Seorang Perempuan biasanya dikenal memiliki sikap yang selalu bimbang dan moody. Sikap yang dimiliki seorang pemimpin dapat berpengaruh dalam bagaimana gaya kepemimpinan yang akan dibawa. Sedangkan, sikap tersebut tidak baik dilakukan saat berperan menjadi pemimpin. Tetapi, Ibu Sri Mulyani berbeda. Beliau memiliki prinsip inti yang mendasari gaya kepemimpinannya yaitu transparansi dan akuntabilitas. Beliau sangat menekankan upaya untuk memastikan bahwa proses-proses tersebut transparan dan keputusan-keputusan diambil tidak bertentangan dengan nilai-nilai integritas dan keadilan.
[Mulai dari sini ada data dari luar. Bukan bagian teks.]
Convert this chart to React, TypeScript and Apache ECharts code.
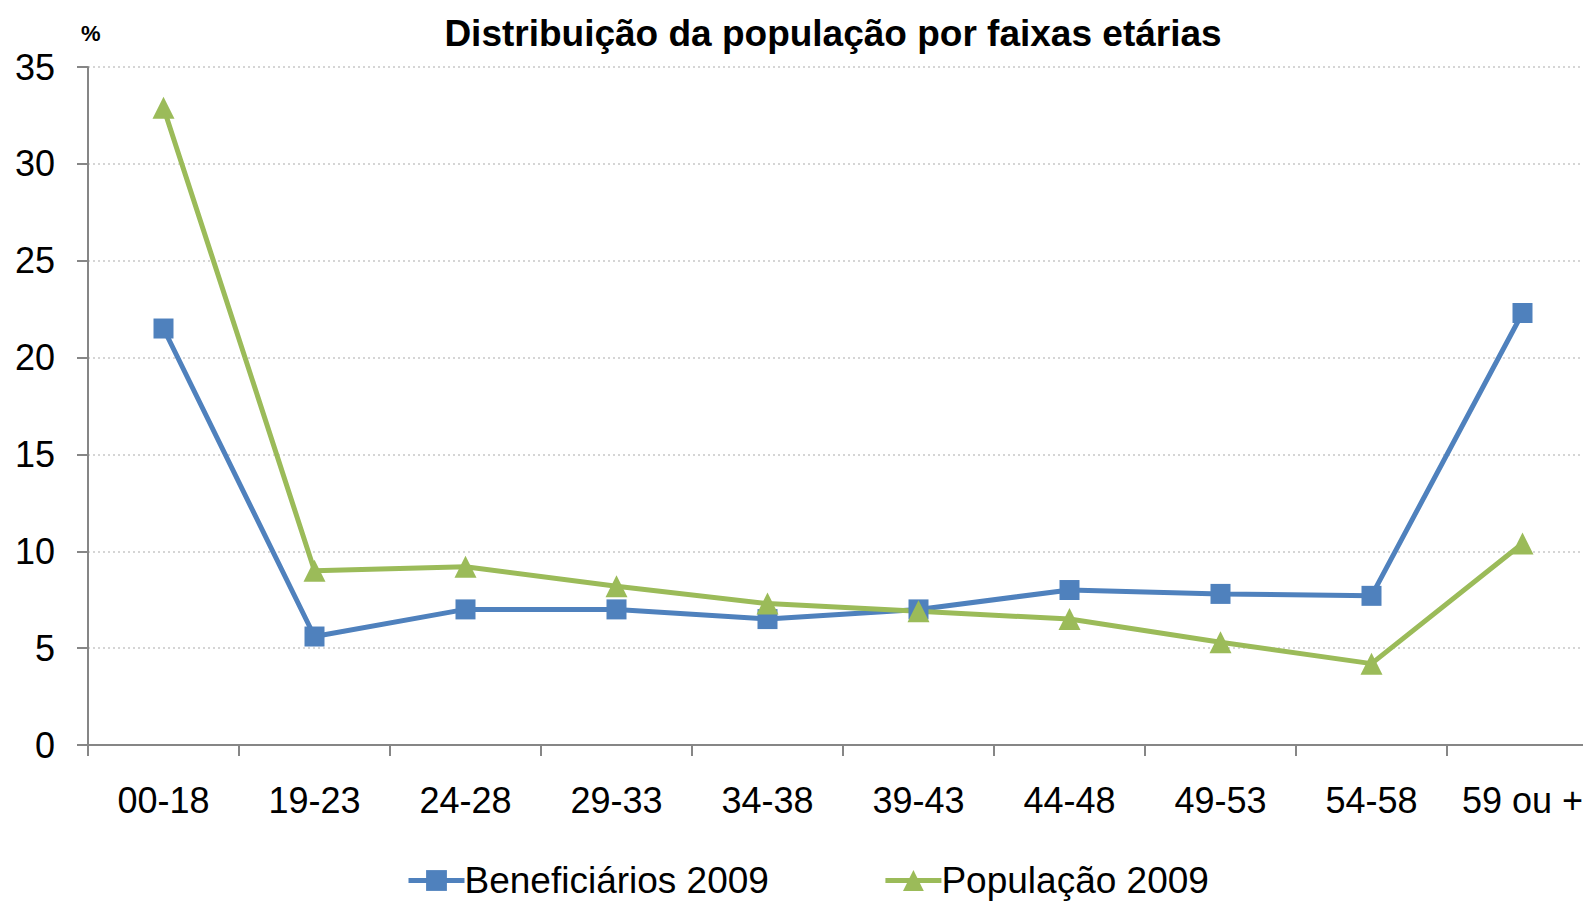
import React, { useEffect, useRef } from "react";
import * as echarts from "echarts";

const categories = ["00-18", "19-23", "24-28", "29-33", "34-38", "39-43", "44-48", "49-53", "54-58", "59 ou +"];
const beneficiarios = [21.5, 5.6, 7.0, 7.0, 6.5, 7.0, 8.0, 7.8, 7.7, 22.3];
const populacao = [32.9, 9.0, 9.2, 8.2, 7.3, 6.9, 6.5, 5.3, 4.2, 10.4];
const yTicks = { min: 0, max: 35, interval: 5 };

const FONT = "'Liberation Sans', Arial, sans-serif";
const BLUE = "#4F81BD";
const GREEN = "#9BBB59";

export default function App() {
  const ref = useRef<HTMLDivElement>(null);
  useEffect(() => {
    if (!ref.current) return;
    document.body.style.overflow = "hidden";
    const chart = echarts.init(ref.current, null, { renderer: "svg" });
    chart.setOption({
      animation: false,
      backgroundColor: "#ffffff",
      title: {
        text: "Distribuição da população por faixas etárias",
        left: 828,
        textAlign: "center",
        top: 10,
        textStyle: { fontFamily: FONT, fontWeight: "bold", fontSize: 37, color: "#000" },
      },
      graphic: [
        {
          type: "text",
          left: 81,
          top: 22,
          style: { text: "%", fontFamily: FONT, fontWeight: "bold", fontSize: 22, fill: "#000" },
        },
      ],
      legend: {
        left: 401,
        top: 857,
        itemWidth: 56,
        itemHeight: 26,
        itemGap: 114,
        lineStyle: { width: 5 },
        textStyle: { fontFamily: FONT, fontSize: 37, color: "#000", padding: [0, 0, 0, -5] },
        data: ["Beneficiários 2009", "População 2009"],
      },
      grid: { left: 88, right: 22, top: 67, bottom: 156, containLabel: false },
      xAxis: {
        type: "category",
        data: categories,
        boundaryGap: true,
        axisLine: { lineStyle: { color: "#868686", width: 2 } },
        axisTick: { show: true, length: 11, lineStyle: { color: "#868686", width: 2 } },
        axisLabel: { fontFamily: FONT, fontSize: 36, color: "#000", margin: 37, interval: 0 },
      },
      yAxis: {
        type: "value",
        min: yTicks.min,
        max: yTicks.max,
        interval: yTicks.interval,
        axisLine: { show: true, lineStyle: { color: "#868686", width: 2 } },
        axisTick: { show: true, length: 11, lineStyle: { color: "#868686", width: 2 } },
        axisLabel: { fontFamily: FONT, fontSize: 36, color: "#000", margin: 33 },
        splitLine: { show: true, lineStyle: { color: "#c8c8c8", type: [2, 3], width: 1.5 } },
      },
      series: [
        {
          name: "Beneficiários 2009",
          type: "line",
          data: beneficiarios,
          symbol: "rect",
          symbolSize: 20,
          color: BLUE,
          lineStyle: { width: 5, color: BLUE },
          itemStyle: { color: BLUE },
        },
        {
          name: "População 2009",
          type: "line",
          data: populacao,
          symbol: "triangle",
          symbolSize: 22,
          color: GREEN,
          lineStyle: { width: 5, color: GREEN },
          itemStyle: { color: GREEN },
        },
      ],
    });
    return () => chart.dispose();
  }, []);
  return (
    <div
      ref={ref}
      style={{ position: "fixed", left: 0, top: 0, width: 1620, height: 901, background: "#fff" }}
    />
  );
}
Hal ini dapat dibuktikan ketika Ibu Sri Mulyani menjabat sebagai Menteri Keuangan, beliau melakukan reformasi birokrasi. Tindakan beliau membawa kemajuan, dimana birokrasi kini lebih simpel, Indonesia mulai dipercaya banyak investor dan berhasil meningkatkan penerimaan negara yang bersumber dari pajak. Dengan mengedepankan budaya keterbukaan dan akuntabilitas dalam organisasi yang dipimpinnya, Sri Mulyani menumbuhkan kepercayaan di antara para pemangku kepentingan dan meningkatkan tata kelola secara keseluruhan. Komitmennya terhadap transparansi pengadaan barang dan jasa tidak hanya meningkatkan efisiensi organisasi tetapi juga memberikan contoh positif untuk diikuti oleh pihak lain.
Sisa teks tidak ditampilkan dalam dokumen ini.